How to Treat Those who Wrong Us by Sir Thomas More

Sir Thomas More, Knight and Chancellor

Sir Thomas More,
Knight and Chancellor

“Bear no malice or evil will to any man living. For either the man is good or wicked.  If he is good and I hate him, then I am wicked.

If he is wicked, either he will amend and die good and go to God, or live wickedly and die wickedly and go to the devil. And then let me remember that if he be saved, he will not fail (if I am saved too, as I trust to be) to love me very heartily, and I shall then in like manner love him.

And why should I now, then, hate one for this while who shall hereafter love me forever more, and why should I be now, then, an enemy to him with whom I shall in time be coupled in eternal friendship?

And, on the other side, if he will continue to be wicked and be damned, then is there such outrageous eternal sorrow before him that I may well think myself a deadly cruel wretch if I would not now rather pity his pain than malign his person.

If one would say that we may with good conscience wish an evil man harm lest he should do harm to other folk who are innocent and good, I will not now dispute upon that point, for that root has more branches to be well weighed and considered than I can now conveniently write (having no other pen than a coal).
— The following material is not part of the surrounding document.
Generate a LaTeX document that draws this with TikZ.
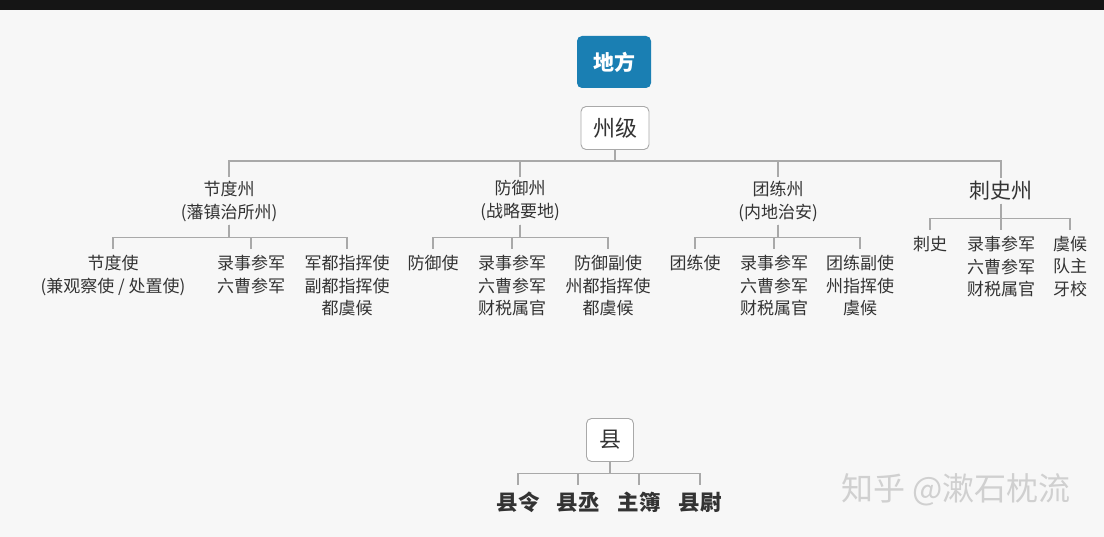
\documentclass[tikz,border=0pt]{standalone}
\usepackage{fontspec}
\setmainfont{Noto Sans CJK SC}
\usetikzlibrary{positioning}
\definecolor{bgc}{HTML}{F7F7F7}
\definecolor{topc}{HTML}{151515}
\definecolor{blu}{HTML}{1A7FB3}
\definecolor{txt}{HTML}{333333}
\definecolor{lnc}{HTML}{A9A9A9}
\definecolor{wmk}{HTML}{D0D0D0}
\tikzset{
  link/.style = {draw=lnc, line width=1.2pt},
  box/.style = {draw=lnc, fill=white, rounded corners=5pt, line width=0.9pt, text=txt, font=\fontsize{22}{24}\selectfont},
  grp/.style = {text=txt, align=center, inner sep=3pt, font=\fontsize{17}{23}\selectfont},
  post/.style = {text=txt, align=center, anchor=north, inner sep=3pt, inner ysep=6pt, font=\fontsize{17}{22.5}\selectfont},
  xian/.style = {text=txt, anchor=north, inner sep=4pt, inner ysep=7pt, font=\bfseries\fontsize{21.5}{24}\selectfont}
}
\begin{document}
\begin{tikzpicture}[x=1pt, y=-1pt]
\fill[bgc] (0,0) rectangle (1104,537);
\fill[topc] (0,0) rectangle (1104,10);
\useasboundingbox (0,0) rectangle (1104,537);

% top
\node[box, draw=none, fill=blu, text=white, minimum width=74pt, minimum height=52pt, font=\bfseries\fontsize{21}{24}\selectfont] (df) at (614,62) {地方};
\node[box, minimum width=68pt, minimum height=43pt] (zj) at (615,128) {州级};

% 州 groups
\node[grp] (jd) at (229,201) {节度州\\(藩镇治所州)};
\node[grp] (fy) at (520,201) {防御州\\(战略要地)};
\node[grp] (tl) at (778,201) {团练州\\(内地治安)};
\node[grp, font=\fontsize{21}{24}\selectfont] (cs) at (1001,191) {刺史州};
\foreach \g in {jd,fy,tl,cs}
  \draw[link] (zj.south) -- ++(0,11) -| (\g.north);

% 节度州
\node[post] (jd1) at (113,249) {节度使\\(兼观察使 / 处置使)};
\node[post] (jd2) at (251,249) {录事参军\\六曹参军};
\node[post] (jd3) at (347,249) {军都指挥使\\副都指挥使\\都虞候};
% 防御州
\node[post] (fy1) at (433,249) {防御使};
\node[post] (fy2) at (512,249) {录事参军\\六曹参军\\财税属官};
\node[post] (fy3) at (608,249) {防御副使\\州都指挥使\\都虞候};
% 团练州
\node[post] (tl1) at (695,249) {团练使};
\node[post] (tl2) at (774,249) {录事参军\\六曹参军\\财税属官};
\node[post] (tl3) at (860,249) {团练副使\\州指挥使\\虞候};
% 刺史州
\node[post] (cs1) at (930,230) {刺史};
\node[post] (cs2) at (1001,230) {录事参军\\六曹参军\\财税属官};
\node[post] (cs3) at (1070,230) {虞候\\队主\\牙校};

\foreach \g in {jd,fy,tl}
  \foreach \i in {1,2,3}
    \draw[link] (\g.south) -- ++(0,13) -| (\g\i.north);
\foreach \i in {1,2,3}
  \draw[link] (cs.south) -- ++(0,14.5) -| (cs\i.north);

% 县
\node[box, minimum width=47pt, minimum height=43pt] (xn) at (610,440) {县};
\node[xian] (xn1) at (518,485) {县令};
\node[xian] (xn2) at (578,485) {县丞};
\node[xian] (xn3) at (639,485) {主簿};
\node[xian] (xn4) at (700,485) {县尉};
\foreach \i in {1,...,4}
  \draw[link] (xn.south) -- ++(0,11.5) -| (xn\i.north);

\node[text=wmk, font=\fontsize{32}{34}\selectfont] (wm) at (956,490) {知乎 @漱石枕流};
\end{tikzpicture}
\end{document}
But truly will I give counsel to every good friend of mine that unless he be put in such a position as to punish an evil man in his charge by reason of his office, he should leave the desire of punishing to God and to such other folk who are so grounded in charity and so fast cleaved to God that no secretly malicious or cruel affection can creep in and undermine them under the cloak of a just and a virtuous zeal. But let us that are no better than men of a mean sort ever pray for such merciful amendment in other folk as our own conscience shows us that we have need of in ourselves.”

 

A Godly Instruction, Written by Sir Thomas More, Knight and Chancellor

While He Was Prisoner in the Tower of London in 1534.